▶ _TO BE DONE_: Starting with the first line of the data below, copy each line up to and including the one containing "rnatp_early_sig = [True, True, True, False, False]". Pictures stay out.

▶ _RAW DATA_:
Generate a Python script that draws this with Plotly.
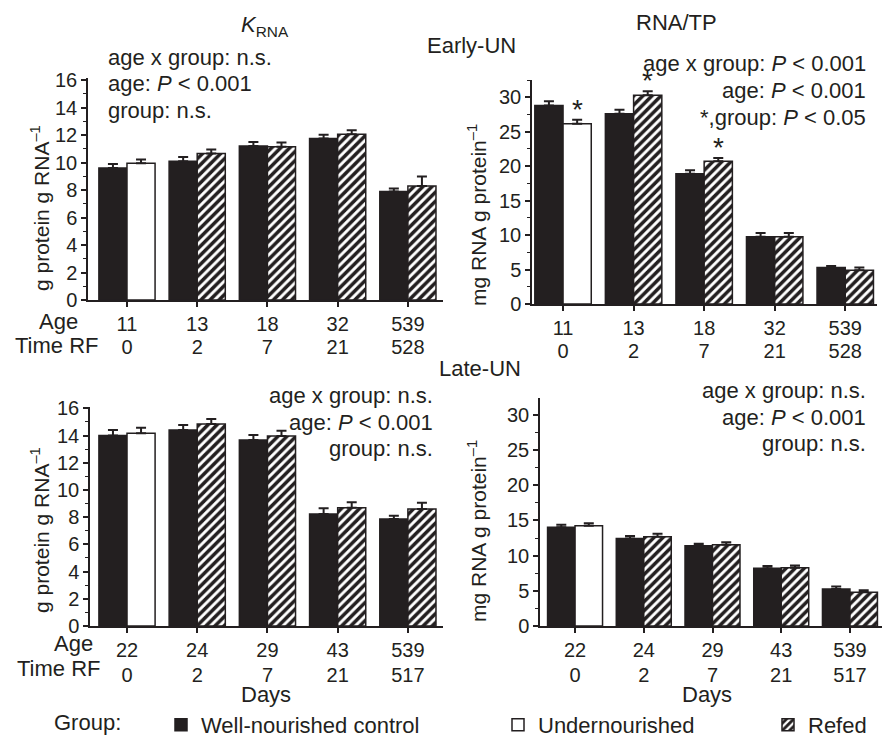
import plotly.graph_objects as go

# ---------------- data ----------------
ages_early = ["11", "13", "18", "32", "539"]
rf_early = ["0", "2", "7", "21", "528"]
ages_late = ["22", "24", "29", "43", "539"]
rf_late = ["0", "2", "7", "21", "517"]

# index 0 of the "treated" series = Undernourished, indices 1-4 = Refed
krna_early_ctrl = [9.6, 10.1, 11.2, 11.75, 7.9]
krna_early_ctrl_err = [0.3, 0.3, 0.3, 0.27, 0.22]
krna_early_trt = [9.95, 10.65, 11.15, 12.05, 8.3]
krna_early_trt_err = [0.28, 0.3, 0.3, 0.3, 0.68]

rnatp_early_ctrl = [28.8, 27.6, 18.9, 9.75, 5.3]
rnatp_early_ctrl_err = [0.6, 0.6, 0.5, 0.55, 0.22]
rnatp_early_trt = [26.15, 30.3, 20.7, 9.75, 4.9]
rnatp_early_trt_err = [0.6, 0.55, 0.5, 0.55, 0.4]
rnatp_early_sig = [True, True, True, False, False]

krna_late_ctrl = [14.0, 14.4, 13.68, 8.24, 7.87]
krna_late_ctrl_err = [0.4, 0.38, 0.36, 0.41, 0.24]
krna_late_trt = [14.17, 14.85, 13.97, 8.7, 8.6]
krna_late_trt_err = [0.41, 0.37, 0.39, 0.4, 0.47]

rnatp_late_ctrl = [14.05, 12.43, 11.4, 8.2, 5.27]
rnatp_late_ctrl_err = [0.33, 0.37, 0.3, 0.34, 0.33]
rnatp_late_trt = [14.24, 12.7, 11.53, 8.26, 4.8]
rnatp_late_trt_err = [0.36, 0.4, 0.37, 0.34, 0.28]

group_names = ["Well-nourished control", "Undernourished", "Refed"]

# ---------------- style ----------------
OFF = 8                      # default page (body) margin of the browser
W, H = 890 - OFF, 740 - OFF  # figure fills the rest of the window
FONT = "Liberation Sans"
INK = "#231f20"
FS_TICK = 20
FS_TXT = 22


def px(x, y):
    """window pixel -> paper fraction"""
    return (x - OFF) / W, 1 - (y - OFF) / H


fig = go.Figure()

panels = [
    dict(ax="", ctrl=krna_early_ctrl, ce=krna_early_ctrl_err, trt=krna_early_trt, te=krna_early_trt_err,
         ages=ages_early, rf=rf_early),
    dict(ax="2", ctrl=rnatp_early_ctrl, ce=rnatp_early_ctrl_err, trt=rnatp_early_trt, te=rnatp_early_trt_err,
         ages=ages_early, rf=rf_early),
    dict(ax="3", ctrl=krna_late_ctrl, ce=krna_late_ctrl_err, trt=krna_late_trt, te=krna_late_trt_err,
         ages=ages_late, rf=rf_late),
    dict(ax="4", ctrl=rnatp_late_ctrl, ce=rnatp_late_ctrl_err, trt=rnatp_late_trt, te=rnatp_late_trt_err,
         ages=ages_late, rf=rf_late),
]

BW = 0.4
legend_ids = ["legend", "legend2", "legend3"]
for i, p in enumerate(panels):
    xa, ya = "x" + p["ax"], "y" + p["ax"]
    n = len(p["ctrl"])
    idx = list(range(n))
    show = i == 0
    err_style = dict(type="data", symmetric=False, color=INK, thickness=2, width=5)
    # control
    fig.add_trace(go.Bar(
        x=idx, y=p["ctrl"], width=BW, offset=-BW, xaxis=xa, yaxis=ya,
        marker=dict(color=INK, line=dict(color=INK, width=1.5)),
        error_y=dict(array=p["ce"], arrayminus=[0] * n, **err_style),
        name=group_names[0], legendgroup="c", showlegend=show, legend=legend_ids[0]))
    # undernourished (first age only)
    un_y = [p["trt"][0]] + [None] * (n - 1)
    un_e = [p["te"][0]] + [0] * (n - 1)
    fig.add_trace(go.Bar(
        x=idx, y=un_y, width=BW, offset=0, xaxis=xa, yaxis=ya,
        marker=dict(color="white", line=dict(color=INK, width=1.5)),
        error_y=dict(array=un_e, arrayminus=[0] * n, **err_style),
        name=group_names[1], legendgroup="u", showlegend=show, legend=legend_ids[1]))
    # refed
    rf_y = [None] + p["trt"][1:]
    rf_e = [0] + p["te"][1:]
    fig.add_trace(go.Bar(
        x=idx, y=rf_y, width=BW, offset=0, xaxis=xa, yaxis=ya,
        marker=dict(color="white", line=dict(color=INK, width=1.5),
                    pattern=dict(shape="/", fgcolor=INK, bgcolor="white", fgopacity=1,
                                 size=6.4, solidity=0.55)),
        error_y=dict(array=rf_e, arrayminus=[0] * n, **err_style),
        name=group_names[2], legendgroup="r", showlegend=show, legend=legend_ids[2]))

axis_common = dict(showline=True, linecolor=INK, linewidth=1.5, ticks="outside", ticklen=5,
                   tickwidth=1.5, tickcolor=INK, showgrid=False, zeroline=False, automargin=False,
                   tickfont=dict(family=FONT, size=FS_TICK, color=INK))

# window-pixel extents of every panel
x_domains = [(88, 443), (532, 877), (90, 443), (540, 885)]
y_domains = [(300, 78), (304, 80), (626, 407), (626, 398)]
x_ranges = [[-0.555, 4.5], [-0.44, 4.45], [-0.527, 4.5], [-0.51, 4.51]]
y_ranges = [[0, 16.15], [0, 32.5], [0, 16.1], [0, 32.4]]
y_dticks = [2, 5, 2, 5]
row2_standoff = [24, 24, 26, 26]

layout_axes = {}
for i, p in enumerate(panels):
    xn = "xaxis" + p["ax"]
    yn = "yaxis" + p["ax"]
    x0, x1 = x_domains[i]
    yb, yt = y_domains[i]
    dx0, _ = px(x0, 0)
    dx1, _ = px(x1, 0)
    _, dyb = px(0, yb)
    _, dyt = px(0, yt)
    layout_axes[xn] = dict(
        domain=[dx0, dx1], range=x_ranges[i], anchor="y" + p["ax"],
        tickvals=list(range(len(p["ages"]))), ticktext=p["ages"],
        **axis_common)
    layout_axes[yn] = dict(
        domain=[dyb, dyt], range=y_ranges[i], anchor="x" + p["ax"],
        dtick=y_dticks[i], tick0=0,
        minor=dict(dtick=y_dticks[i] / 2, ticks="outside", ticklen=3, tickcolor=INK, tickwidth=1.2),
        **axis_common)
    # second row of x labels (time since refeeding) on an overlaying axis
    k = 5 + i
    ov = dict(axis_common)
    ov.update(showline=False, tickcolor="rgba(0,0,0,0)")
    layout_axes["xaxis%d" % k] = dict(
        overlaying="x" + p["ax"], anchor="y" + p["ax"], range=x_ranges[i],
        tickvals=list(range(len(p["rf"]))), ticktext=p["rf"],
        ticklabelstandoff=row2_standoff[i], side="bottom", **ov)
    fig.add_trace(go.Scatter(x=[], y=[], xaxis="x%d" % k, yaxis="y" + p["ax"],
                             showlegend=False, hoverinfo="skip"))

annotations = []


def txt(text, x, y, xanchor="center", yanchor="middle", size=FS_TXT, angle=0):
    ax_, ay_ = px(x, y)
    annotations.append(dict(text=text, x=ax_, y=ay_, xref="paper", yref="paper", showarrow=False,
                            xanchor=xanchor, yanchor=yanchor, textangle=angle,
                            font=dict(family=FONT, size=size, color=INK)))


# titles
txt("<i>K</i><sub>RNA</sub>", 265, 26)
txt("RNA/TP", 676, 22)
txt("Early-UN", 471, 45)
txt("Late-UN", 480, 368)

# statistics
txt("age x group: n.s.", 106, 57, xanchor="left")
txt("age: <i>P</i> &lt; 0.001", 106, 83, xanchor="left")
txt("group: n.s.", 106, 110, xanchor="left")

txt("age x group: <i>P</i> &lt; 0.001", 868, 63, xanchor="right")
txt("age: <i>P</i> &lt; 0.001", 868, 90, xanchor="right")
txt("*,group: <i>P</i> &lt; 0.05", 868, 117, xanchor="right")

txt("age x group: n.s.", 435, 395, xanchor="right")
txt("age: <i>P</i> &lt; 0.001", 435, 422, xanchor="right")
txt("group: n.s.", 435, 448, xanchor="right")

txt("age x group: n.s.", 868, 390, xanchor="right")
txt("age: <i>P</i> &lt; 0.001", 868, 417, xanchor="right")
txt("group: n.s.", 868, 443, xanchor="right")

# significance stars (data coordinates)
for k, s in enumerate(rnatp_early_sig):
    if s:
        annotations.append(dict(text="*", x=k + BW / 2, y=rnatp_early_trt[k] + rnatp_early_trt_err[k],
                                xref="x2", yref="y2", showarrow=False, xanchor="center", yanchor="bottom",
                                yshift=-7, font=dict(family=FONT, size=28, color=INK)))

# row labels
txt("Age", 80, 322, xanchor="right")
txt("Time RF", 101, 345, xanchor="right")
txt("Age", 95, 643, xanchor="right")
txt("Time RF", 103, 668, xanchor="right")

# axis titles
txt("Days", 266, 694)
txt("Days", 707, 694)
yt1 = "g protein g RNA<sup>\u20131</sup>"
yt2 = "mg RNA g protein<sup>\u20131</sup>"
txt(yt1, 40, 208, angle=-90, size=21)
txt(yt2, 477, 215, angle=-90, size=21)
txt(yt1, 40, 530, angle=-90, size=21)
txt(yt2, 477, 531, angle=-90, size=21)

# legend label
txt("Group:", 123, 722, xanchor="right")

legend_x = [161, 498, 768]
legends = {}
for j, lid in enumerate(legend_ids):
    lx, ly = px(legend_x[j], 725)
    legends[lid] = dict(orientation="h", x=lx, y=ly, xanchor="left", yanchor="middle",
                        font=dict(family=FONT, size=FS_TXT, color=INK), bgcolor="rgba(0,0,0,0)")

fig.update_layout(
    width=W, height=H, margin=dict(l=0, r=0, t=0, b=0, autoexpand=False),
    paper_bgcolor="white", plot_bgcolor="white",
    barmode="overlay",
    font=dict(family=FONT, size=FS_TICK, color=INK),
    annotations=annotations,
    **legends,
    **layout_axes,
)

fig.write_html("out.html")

▶ _THE RESPONSE_:
Generate a Python script that draws this with Plotly.
import plotly.graph_objects as go

# ---------------- data ----------------
ages_early = ["11", "13", "18", "32", "539"]
rf_early = ["0", "2", "7", "21", "528"]
ages_late = ["22", "24", "29", "43", "539"]
rf_late = ["0", "2", "7", "21", "517"]

# index 0 of the "treated" series = Undernourished, indices 1-4 = Refed
krna_early_ctrl = [9.6, 10.1, 11.2, 11.75, 7.9]
krna_early_ctrl_err = [0.3, 0.3, 0.3, 0.27, 0.22]
krna_early_trt = [9.95, 10.65, 11.15, 12.05, 8.3]
krna_early_trt_err = [0.28, 0.3, 0.3, 0.3, 0.68]

rnatp_early_ctrl = [28.8, 27.6, 18.9, 9.75, 5.3]
rnatp_early_ctrl_err = [0.6, 0.6, 0.5, 0.55, 0.22]
rnatp_early_trt = [26.15, 30.3, 20.7, 9.75, 4.9]
rnatp_early_trt_err = [0.6, 0.55, 0.5, 0.55, 0.4]
rnatp_early_sig = [True, True, True, False, False]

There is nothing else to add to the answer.